Last edited: Mar 27, 2013
12. Mar 27, 2013

### jbunniii

I think these inequalities are still wrong. For each $k$, you want both of the following to be true:
$$a_k < x_k - \epsilon_k$$
$$x_k + \epsilon_k < b_k$$
You can achieve this by choosing $0 < \epsilon_k < \min(x_k - a_k, b_k - x_k)$.

13. Mar 27, 2013

### trenekas

yes. my bad once more. If $\epsilon$ will be a little less than $\min(| x_k - a_k |,| b_k - x_k |)$ so all that would be correct when $\delta$ equal to $\epsilon$

Last edited: Mar 27, 2013
14. Mar 27, 2013

### jbunniii

Assuming you take the minimum over all $k$ (i.e., $\delta_k = \min(|x_k - a_k|, |b_k - x_k|)$, and $\delta = \min_k \delta_k$), it will work, but you still have to prove that.

15. Mar 27, 2013

### trenekas

how to do that? i think if we found $\delta$ when all is good.

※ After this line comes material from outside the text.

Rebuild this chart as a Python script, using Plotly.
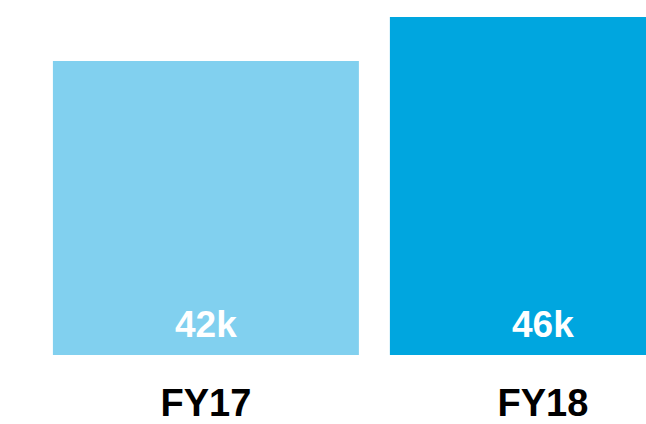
import plotly.graph_objects as go

# Fiscal-year totals (thousands)
years = ["FY17", "FY18"]
totals = [42, 46]
value_labels = ["42k", "46k"]
bar_colors = ["#81D0EF", "#00A6DF"]

y_floor = 15.27
y_ceiling = 46

fig = go.Figure(
    go.Bar(
        x=years,
        y=totals,
        marker=dict(color=bar_colors, line=dict(width=0)),
        hoverinfo="skip",
    )
)

# Value labels sit near the visible base of each bar
for yr, lab in zip(years, value_labels):
    fig.add_annotation(
        x=yr,
        y=y_floor,
        xref="x",
        yref="y",
        text=lab,
        showarrow=False,
        yanchor="middle",
        yshift=31,
        font=dict(family="Liberation Sans", size=37, color="white", weight="bold"),
    )

fig.update_layout(
    width=646,
    height=424,
    margin=dict(l=0, r=0, t=17, b=69),
    paper_bgcolor="white",
    plot_bgcolor="white",
    bargap=0.092,
    showlegend=False,
)
fig.update_xaxes(
    type="category",
    range=[-0.611, 1.306],
    automargin=False,
    showgrid=False,
    showline=False,
    zeroline=False,
    ticks="",
    ticklabelstandoff=22,
    tickfont=dict(family="Liberation Sans", size=38, color="black", weight="bold"),
)
fig.update_yaxes(
    range=[y_floor, y_ceiling],
    visible=False,
    showgrid=False,
    zeroline=False,
)

fig.write_html("out.html")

I dont know or my reasoning is good but i think that, when we found a $\delta$ as you described when for every x will be neighbourhood which will be subset of our first set. And that mean that every x is interior point of first set.

if that not enough i give up. Dont know how this prove...

Last edited: Mar 27, 2013
16. Mar 27, 2013

### trenekas

i want to add that $||x-a||$>$\delta$ and also $||x-b||$>$\delta$ so from here i draw conclusion in my previous post.Its good? Please someone help me!!! ))

17. Mar 27, 2013

### jbunniii

If $B_\delta(x)$ is the open ball of radius $\delta$ centered at $x$, and $y = (y_1,\ldots,y_d)$ is any point in $B_\delta(x)$, then you need to show that $y \in (a_1, b_1) \times \ldots \times (a_d, b_d)$. In order to do this, you must show that $a_k < y_k < b_k$ for all $k$.

So suppose $y \in B_\delta(x)$. By definition, that means that the distance between $x$ and $y$ is less than $\delta$, so
$$\sqrt{(y_1 - x_1)^2 + \ldots + (y_d - x_d)^2} < \delta$$
You have to prove that this inequality implies that $a_k < y_k < b_k$ for all $k$. You will of course have to make use of the way we defined $\delta$, namely $\delta_k = \min(|x_k - a_k|, |b_k - x_k|)$, and $\delta = \min_k \delta_k$.

18. Mar 27, 2013

### trenekas

ok. thank you jbunnii!!! tomorow i rethinking all what you say because my brain now is not capable to think :) need some rest.